-- start Source excerpt --

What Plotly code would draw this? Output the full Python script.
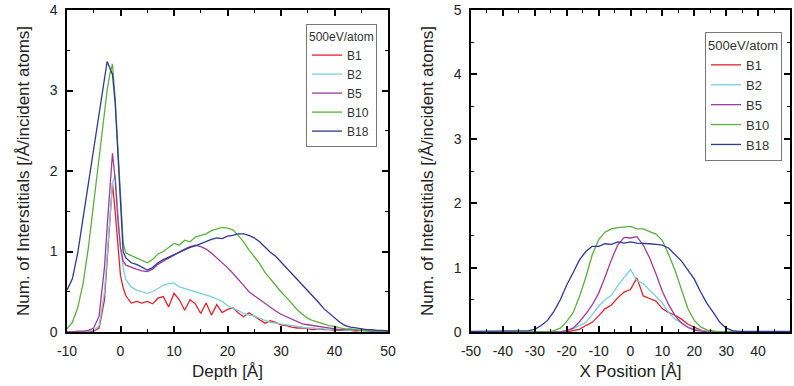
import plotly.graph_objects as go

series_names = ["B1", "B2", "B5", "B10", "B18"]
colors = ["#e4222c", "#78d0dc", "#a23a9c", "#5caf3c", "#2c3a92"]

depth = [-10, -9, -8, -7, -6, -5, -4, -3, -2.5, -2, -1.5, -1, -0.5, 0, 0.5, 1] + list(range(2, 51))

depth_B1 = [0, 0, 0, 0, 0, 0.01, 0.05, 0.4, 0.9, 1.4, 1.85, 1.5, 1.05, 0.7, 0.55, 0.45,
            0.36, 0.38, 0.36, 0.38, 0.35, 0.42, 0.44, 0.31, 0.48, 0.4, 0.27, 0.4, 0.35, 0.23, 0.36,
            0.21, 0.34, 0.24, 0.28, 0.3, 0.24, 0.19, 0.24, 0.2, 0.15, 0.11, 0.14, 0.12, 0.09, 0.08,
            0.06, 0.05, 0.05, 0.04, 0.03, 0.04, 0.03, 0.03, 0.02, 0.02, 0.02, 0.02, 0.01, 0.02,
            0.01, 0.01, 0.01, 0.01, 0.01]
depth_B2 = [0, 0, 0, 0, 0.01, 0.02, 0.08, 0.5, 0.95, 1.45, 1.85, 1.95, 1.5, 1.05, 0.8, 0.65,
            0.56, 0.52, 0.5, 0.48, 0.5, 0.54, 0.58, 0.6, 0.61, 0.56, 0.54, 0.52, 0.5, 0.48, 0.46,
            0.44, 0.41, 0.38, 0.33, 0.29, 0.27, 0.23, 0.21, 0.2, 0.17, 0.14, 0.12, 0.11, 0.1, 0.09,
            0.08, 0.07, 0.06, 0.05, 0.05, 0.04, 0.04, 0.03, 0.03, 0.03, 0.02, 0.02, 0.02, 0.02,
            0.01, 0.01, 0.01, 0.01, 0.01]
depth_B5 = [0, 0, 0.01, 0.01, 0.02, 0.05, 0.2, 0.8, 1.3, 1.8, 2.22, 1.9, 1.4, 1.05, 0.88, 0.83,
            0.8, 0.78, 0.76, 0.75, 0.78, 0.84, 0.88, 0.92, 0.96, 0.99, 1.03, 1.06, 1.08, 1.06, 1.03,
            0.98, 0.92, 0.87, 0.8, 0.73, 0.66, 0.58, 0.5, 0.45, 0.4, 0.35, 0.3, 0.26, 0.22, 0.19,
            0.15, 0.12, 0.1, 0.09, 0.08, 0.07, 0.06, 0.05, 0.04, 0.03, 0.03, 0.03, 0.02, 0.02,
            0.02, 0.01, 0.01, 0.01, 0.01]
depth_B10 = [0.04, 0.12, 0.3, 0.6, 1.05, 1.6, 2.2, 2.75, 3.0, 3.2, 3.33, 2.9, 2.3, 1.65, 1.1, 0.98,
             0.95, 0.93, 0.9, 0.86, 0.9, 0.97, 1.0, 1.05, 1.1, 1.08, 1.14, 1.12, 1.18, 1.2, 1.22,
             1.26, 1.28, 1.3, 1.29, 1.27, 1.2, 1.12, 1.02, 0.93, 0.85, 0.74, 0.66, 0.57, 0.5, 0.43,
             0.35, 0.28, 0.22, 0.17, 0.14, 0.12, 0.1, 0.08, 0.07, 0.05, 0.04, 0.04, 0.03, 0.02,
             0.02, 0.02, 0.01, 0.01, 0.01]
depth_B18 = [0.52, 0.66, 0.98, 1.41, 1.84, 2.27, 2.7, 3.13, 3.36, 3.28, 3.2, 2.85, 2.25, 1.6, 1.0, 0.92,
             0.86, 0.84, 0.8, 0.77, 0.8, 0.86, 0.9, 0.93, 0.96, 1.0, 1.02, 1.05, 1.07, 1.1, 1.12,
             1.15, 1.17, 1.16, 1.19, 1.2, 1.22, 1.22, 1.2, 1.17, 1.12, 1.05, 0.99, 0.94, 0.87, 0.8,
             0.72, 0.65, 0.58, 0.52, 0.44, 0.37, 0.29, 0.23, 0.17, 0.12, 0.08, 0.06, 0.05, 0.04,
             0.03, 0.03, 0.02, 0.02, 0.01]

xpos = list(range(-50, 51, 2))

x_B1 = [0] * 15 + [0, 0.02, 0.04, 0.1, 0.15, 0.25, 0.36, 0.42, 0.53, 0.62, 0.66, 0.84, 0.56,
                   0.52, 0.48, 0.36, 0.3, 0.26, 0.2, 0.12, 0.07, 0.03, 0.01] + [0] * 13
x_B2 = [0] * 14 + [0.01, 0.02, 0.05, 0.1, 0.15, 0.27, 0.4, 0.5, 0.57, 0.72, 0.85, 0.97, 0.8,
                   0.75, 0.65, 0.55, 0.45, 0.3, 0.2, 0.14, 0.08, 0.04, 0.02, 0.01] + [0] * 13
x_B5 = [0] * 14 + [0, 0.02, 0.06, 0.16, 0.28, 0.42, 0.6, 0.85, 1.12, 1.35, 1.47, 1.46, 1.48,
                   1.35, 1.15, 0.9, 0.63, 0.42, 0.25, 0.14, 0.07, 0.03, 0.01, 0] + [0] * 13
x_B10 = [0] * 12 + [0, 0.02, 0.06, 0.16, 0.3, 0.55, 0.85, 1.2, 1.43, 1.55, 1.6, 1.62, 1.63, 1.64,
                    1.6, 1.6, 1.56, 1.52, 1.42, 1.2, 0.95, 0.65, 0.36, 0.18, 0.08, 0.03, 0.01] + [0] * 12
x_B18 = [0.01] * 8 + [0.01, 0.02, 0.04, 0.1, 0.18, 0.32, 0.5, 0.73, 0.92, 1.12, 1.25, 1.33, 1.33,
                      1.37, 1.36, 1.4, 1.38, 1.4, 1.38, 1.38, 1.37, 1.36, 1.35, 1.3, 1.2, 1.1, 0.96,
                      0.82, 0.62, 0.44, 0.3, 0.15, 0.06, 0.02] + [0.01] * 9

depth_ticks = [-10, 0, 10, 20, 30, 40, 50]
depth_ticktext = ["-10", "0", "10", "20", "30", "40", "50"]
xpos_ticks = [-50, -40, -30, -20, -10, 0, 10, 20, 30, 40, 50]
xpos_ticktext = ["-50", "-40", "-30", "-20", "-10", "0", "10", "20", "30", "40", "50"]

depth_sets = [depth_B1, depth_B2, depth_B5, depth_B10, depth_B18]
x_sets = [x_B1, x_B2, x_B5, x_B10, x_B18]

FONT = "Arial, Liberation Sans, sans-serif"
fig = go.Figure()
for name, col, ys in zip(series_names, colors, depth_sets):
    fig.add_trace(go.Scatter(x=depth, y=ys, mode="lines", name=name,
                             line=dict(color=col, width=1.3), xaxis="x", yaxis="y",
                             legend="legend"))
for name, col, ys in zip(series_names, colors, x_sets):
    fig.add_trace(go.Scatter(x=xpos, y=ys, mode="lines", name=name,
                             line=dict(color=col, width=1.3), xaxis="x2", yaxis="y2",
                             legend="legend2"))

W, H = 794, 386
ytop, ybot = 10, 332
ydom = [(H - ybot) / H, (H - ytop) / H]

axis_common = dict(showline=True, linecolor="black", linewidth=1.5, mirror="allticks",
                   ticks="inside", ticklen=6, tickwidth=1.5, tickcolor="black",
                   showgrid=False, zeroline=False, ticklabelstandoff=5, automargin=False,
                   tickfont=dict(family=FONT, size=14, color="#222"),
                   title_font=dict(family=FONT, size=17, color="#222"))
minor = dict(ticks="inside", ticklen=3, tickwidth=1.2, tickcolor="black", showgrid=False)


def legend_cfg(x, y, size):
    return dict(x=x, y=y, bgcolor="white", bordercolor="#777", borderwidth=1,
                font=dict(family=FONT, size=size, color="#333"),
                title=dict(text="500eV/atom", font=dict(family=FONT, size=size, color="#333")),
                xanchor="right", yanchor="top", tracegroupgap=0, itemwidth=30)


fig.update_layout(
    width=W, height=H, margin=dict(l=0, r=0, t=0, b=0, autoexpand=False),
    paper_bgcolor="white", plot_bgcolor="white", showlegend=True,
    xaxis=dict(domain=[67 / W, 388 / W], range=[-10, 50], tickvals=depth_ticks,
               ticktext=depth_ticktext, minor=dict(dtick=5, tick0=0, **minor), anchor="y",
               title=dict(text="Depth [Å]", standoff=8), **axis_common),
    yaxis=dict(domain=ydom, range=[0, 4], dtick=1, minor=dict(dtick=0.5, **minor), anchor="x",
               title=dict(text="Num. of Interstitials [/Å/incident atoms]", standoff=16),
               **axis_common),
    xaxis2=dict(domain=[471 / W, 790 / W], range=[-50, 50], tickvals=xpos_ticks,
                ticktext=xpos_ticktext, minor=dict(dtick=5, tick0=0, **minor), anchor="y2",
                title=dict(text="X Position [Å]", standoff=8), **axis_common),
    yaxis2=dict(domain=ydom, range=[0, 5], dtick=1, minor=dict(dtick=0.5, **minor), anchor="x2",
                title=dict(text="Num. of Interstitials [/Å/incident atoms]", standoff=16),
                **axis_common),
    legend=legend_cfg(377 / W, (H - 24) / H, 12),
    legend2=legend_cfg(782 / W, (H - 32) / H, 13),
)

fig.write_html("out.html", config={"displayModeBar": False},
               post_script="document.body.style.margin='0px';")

-- end Source excerpt --

Directive
Pictures are excluded; extract exactly the lines from the start of the data through the line that holds "1] + list(range(2, 51))", both ends included.

Written answer
What Plotly code would draw this? Output the full Python script.
import plotly.graph_objects as go

series_names = ["B1", "B2", "B5", "B10", "B18"]
colors = ["#e4222c", "#78d0dc", "#a23a9c", "#5caf3c", "#2c3a92"]

depth = [-10, -9, -8, -7, -6, -5, -4, -3, -2.5, -2, -1.5, -1, -0.5, 0, 0.5, 1] + list(range(2, 51))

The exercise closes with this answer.